I am still an Evangelical by most definitions, but I find myself rebelling against the label more and more. I want to be an Evangelical if that means I am in the same camp as Richard Foster or Dallas Willard or Ron Sider or others like them. I don't want to be an Evangelical if that means that I am more concerned about those around me believing what I believe and living the way I tell them life should be lived than I am concerned for the ways that God wants to use me to meet their needs or to help them grow toward whatever next place He has for them in His vision. And these days it feels often like my evangelical heritage -- precious though it is, because I would not know love or life without it leading me here -- is something more akin to the pharisee thanking God that he is not like the sinner than similar to the sinner who knows who he is and that he needs God desperately.

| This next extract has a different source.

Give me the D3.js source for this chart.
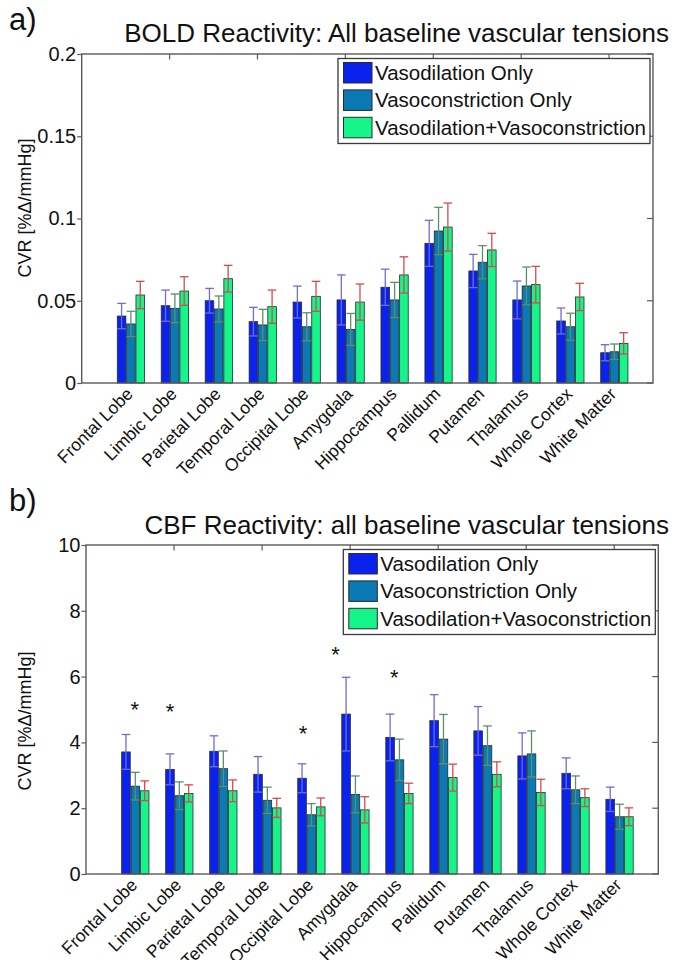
<!DOCTYPE html>
<html>
<head>
<meta charset="utf-8">
<script src="https://cdn.jsdelivr.net/npm/d3@7"></script>
<style>
  html, body { margin: 0; padding: 0; background: #fff; }
  svg { display: block; font-family: "Liberation Sans", Arial, Helvetica, sans-serif; }
</style>
</head>
<body>
<svg id="chart" width="674" height="960"></svg>
<script>
// ---------------- DATA ----------------
const categories = ["Frontal Lobe", "Limbic Lobe", "Parietal Lobe", "Temporal Lobe", "Occipital Lobe",
  "Amygdala", "Hippocampus", "Pallidum", "Putamen", "Thalamus", "Whole Cortex", "White Matter"];
const seriesNames = ["Vasodilation Only", "Vasoconstriction Only", "Vasodilation+Vasoconstriction"];

// Panel a) BOLD reactivity
const boldDil    = [0.0407, 0.0470, 0.0500, 0.0373, 0.0492, 0.0505, 0.0582, 0.0849, 0.0681, 0.0505, 0.0377, 0.0184];
const boldDilErr = [0.0077, 0.0095, 0.0075, 0.0087, 0.0097, 0.0152, 0.0110, 0.0140, 0.0101, 0.0115, 0.0079, 0.0049];
const boldCon    = [0.0359, 0.0454, 0.0450, 0.0353, 0.0342, 0.0326, 0.0505, 0.0924, 0.0734, 0.0590, 0.0342, 0.0190];
const boldConErr = [0.0077, 0.0087, 0.0079, 0.0095, 0.0085, 0.0097, 0.0107, 0.0144, 0.0101, 0.0115, 0.0082, 0.0047];
const boldBoth   = [0.0535, 0.0559, 0.0634, 0.0464, 0.0527, 0.0492, 0.0657, 0.0948, 0.0809, 0.0598, 0.0523, 0.0241];
const boldBothErr= [0.0083, 0.0087, 0.0081, 0.0101, 0.0091, 0.0110, 0.0110, 0.0146, 0.0101, 0.0111, 0.0083, 0.0065];
const boldTicks = [0, 0.05, 0.1, 0.15, 0.2];
const boldTickLabels = ["0", "0.05", "0.1", "0.15", "0.2"];

// Panel b) CBF reactivity
const cbfDil     = [3.71, 3.18, 3.73, 3.03, 2.91, 4.86, 4.15, 4.66, 4.35, 3.59, 3.06, 2.27];
const cbfDilErr  = [0.53, 0.47, 0.47, 0.54, 0.44, 1.12, 0.71, 0.79, 0.74, 0.70, 0.47, 0.37];
const cbfCon     = [2.67, 2.38, 3.20, 2.24, 1.80, 2.42, 3.47, 4.10, 3.90, 3.65, 2.56, 1.74];
const cbfConErr  = [0.42, 0.42, 0.54, 0.40, 0.34, 0.56, 0.63, 0.75, 0.60, 0.70, 0.42, 0.38];
const cbfBoth    = [2.53, 2.45, 2.53, 2.01, 2.04, 1.95, 2.45, 2.93, 3.03, 2.48, 2.32, 1.74];
const cbfBothErr = [0.30, 0.26, 0.33, 0.29, 0.27, 0.40, 0.31, 0.41, 0.38, 0.40, 0.27, 0.27];
const cbfTicks = [0, 2, 4, 6, 8, 10];
const cbfTickLabels = ["0", "2", "4", "6", "8", "10"];
// significance markers (x in axis units, y in data units)
const cbfStarX = [1.11, 1.91, 4.93, 5.67, 7.0];
const cbfStarY = [5.14, 5.07, 4.41, 6.81, 6.12];

const xTopTicks = [2, 4, 6, 8, 10, 12];

// ---------------- STYLE ----------------
const barColors = ["#0a22ee", "#0b79b3", "#16f58a"];
const errColors = ["#6d6dd6", "#5a9266", "#d64a4a"];
const axisColor = "#5a5a5a";
const GROUP_SHIFT = 0.12;

const svg = d3.select("#chart");

function drawPanel(cfg) {
  const g = svg.append("g");
  const x = d3.scaleLinear().domain([0, 13]).range([cfg.left, cfg.right]);
  const y = d3.scaleLinear().domain([0, cfg.yMax]).range([cfg.bottom, cfg.top]);
  const sub = d3.scaleBand().domain([0, 1, 2]).range([-0.327, 0.327]).padding(0.08);

  const series = cfg.values.map((vals, k) => ({ k, vals, errs: cfg.errors[k] }));

  // bars + error bars
  categories.forEach((cat, i) => {
    const c = i + 1 + GROUP_SHIFT;
    series.forEach(s => {
      const x0 = x(c + sub(s.k)), x1 = x(c + sub(s.k) + sub.bandwidth());
      const v = s.vals[i];
      g.append("rect")
        .attr("x", x0).attr("y", y(v))
        .attr("width", x1 - x0).attr("height", y(0) - y(v))
        .attr("fill", barColors[s.k])
        .attr("stroke", "#2a2a2a").attr("stroke-width", 0.8);
    });
    series.forEach(s => {
      const x0 = x(c + sub(s.k)), x1 = x(c + sub(s.k) + sub.bandwidth());
      const xm = (x0 + x1) / 2;
      const v = s.vals[i], e = s.errs[i];
      const eg = g.append("g").attr("stroke", errColors[s.k]).attr("stroke-width", 1.3);
      eg.append("line").attr("x1", xm).attr("x2", xm).attr("y1", y(v - e)).attr("y2", y(v + e));
      eg.append("line").attr("x1", x0).attr("x2", x1).attr("y1", y(v + e)).attr("y2", y(v + e));
      eg.append("line").attr("x1", x0).attr("x2", x1).attr("y1", y(v - e)).attr("y2", y(v - e));
    });
  });

  // axis box
  g.append("rect")
    .attr("x", cfg.left).attr("y", cfg.top)
    .attr("width", cfg.right - cfg.left).attr("height", cfg.bottom - cfg.top)
    .attr("fill", "none").attr("stroke", axisColor).attr("stroke-width", 1.4);

  // left axis
  const ax = g.append("g").attr("transform", `translate(${cfg.left},0)`)
    .call(d3.axisLeft(y).tickValues(cfg.ticks).tickSize(4.5).tickPadding(1)
      .tickFormat((d, i) => cfg.tickLabels[i]));
  ax.select(".domain").remove();
  ax.selectAll(".tick line").attr("stroke", axisColor).attr("stroke-width", 1.2);
  ax.selectAll(".tick text").attr("fill", "#111").style("font-size", "20px")
    .style("font-family", "'Liberation Sans', Arial, sans-serif");

  // right inward ticks
  g.append("g").selectAll("line").data(cfg.ticks).join("line")
    .attr("x1", cfg.right - 6).attr("x2", cfg.right)
    .attr("y1", d => y(d)).attr("y2", d => y(d))
    .attr("stroke", axisColor).attr("stroke-width", 1.2);

  // top inward ticks
  g.append("g").selectAll("line").data(xTopTicks).join("line")
    .attr("x1", d => x(d)).attr("x2", d => x(d))
    .attr("y1", cfg.top).attr("y2", cfg.top + 5.5)
    .attr("stroke", axisColor).attr("stroke-width", 1.2);

  // x category labels
  g.append("g").selectAll("text").data(categories).join("text")
    .attr("transform", (d, i) => `translate(${x(i + 1 + GROUP_SHIFT) + 3},${cfg.bottom + 12}) rotate(-45)`)
    .attr("text-anchor", "end")
    .style("font-size", "17.5px").attr("fill", "#111")
    .text(d => d);

  // y label
  g.append("text")
    .attr("transform", `translate(31,${cfg.ylabelY}) rotate(-90)`)
    .attr("text-anchor", "middle")
    .style("font-size", "18px").attr("fill", "#111")
    .text("CVR [%\u0394/mmHg]");

  // title + panel tag
  g.append("text").attr("x", 669).attr("y", cfg.titleY).attr("text-anchor", "end")
    .style("font-size", "26px").attr("fill", "#111").text(cfg.title);
  g.append("text").attr("x", 9).attr("y", cfg.tagY)
    .style("font-size", "31px").attr("fill", "#111").text(cfg.tag);

  // stars
  if (cfg.starX) {
    g.append("g").selectAll("text").data(cfg.starX).join("text")
      .attr("x", d => x(d))
      .attr("y", (d, i) => y(cfg.starY[i]) + 12)
      .attr("text-anchor", "middle")
      .style("font-size", "22px").attr("fill", "#111")
      .text("*");
  }

  // legend
  const lw = 312, lh = 85;
  const lx = cfg.right - 3 - lw, ly = cfg.top + 4.5;
  const clipId = "clip" + cfg.tag.replace(")", "");
  g.append("clipPath").attr("id", clipId).append("rect")
    .attr("x", lx).attr("y", ly).attr("width", lw - 5).attr("height", lh);
  const lg = g.append("g");
  lg.append("rect").attr("x", lx).attr("y", ly).attr("width", lw).attr("height", lh)
    .attr("fill", "#fff").attr("stroke", "#3a3a3a").attr("stroke-width", 1.3);
  seriesNames.forEach((name, k) => {
    const sy = ly + 4 + k * 27.4;
    lg.append("rect").attr("x", lx + 5.5).attr("y", sy).attr("width", 28.5).attr("height", 20.5)
      .attr("fill", barColors[k]).attr("stroke", "#2a2a2a").attr("stroke-width", 1);
    lg.append("text").attr("x", lx + 37).attr("y", sy + 17.5)
      .attr("clip-path", `url(#${clipId})`)
      .style("font-size", "20.5px").attr("fill", "#111").text(name);
  });
}

drawPanel({
  left: 81.7, right: 653, top: 54, bottom: 383,
  yMax: 0.2, ticks: boldTicks, tickLabels: boldTickLabels,
  values: [boldDil, boldCon, boldBoth], errors: [boldDilErr, boldConErr, boldBothErr],
  title: "BOLD Reactivity: All baseline vascular tensions", titleY: 42,
  tag: "a)", tagY: 30, ylabelY: 208
});

drawPanel({
  left: 86, right: 658.3, top: 545, bottom: 874,
  yMax: 10, ticks: cbfTicks, tickLabels: cbfTickLabels,
  values: [cbfDil, cbfCon, cbfBoth], errors: [cbfDilErr, cbfConErr, cbfBothErr],
  title: "CBF Reactivity: all baseline vascular tensions", titleY: 534,
  tag: "b)", tagY: 511, ylabelY: 721,
  starX: cbfStarX, starY: cbfStarY
});
</script>
</body>
</html>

I read the excerpt of the pope's new book on Jesus in Newsweek, and their article about it, and I rejoice at the way God is using that man and that new book to tell the world about TRUTH for today. The Holy Spirit is leading the Church-In-The-World to a new place today, it seems to me . . . and He is using all of the diversity of that BODY to do it. We have our traditions of scholarly study, pietistic and mystic spiritual disciplines, liturgical worship, free-form cultural expressions of worship, world-wide expressions of service and charity . . . and God is at work to accomplish His purposes fully through us all.

The central expression of Christ-In-The-World as the Holy Spirit moves among us now is just as it has always been. He leads us outside of ourselves into loving service of each other and of the world. Kindness and empathy and an active expression of both . . . they should show up in our conversations and in our checkbooks and in our calendars.

I cannot experience the abundant life that God desires to give me if I am trying to stay safe. Legalism is one of the main ways religious people try to stay safe, just as the pharisees did. "If I follow the rules and you follow the rules, life will be good and we'll know we're really obedient Christians." But that is a fallacy, because life is messy even if you do follow the rules. However, we do get to choose our messes. We can choose the ones we get when it is "all about me" -- inside or outside the "good Christian rules" -- or we can choose the messes that we get when we follow Him with abandon into real life with real people and all their issues, and refuse to abandon them when real life shows up those issues as too deep-rooted for any quick fix.

The abundant life that Jesus wants for me is full of needy people . . . and they are needy people who won't magically stop being needy just because I grace them with some token of my presence and attention. But what I do get -- and what they get -- when I get outside myself and look toward their neediness instead of toward my own -- is a window through which God pours His love and grace and mercy and creative healing. His kingdom is here.

I am learning just how much of what I read in the gospels and in the epistles cannot be accurately understood cognitively -- just like hitting a baseball or any of that sort of skill in sports or in life. But when I get in there and try it, I start to get it . . . and as I get better at it, I experience that "eureka!" that comes emotionally as words show up as TRUTH experientially.

I am also learning how much of the stuff that used to cause me grief or stress or worry just fades into nothing as I look at Him and walk on with Him.

"Seeking the Kingdom and His righteousness first" leads to a different kind of full and abundant life than either the un-churched or the over-churched can imagine . . .

. . . When my focus is on Him and His purposes, I find full freedom to serve others as His tool for His purposes in their lives and in the world, leaving the results with Him, but trusting Him that He is using me as an agent for the healing and empathy and protection and creativity and truth and beauty that is that full and abundant life of the Kingdom . . . and only as it pours through me to others, I receive it in abundance myself.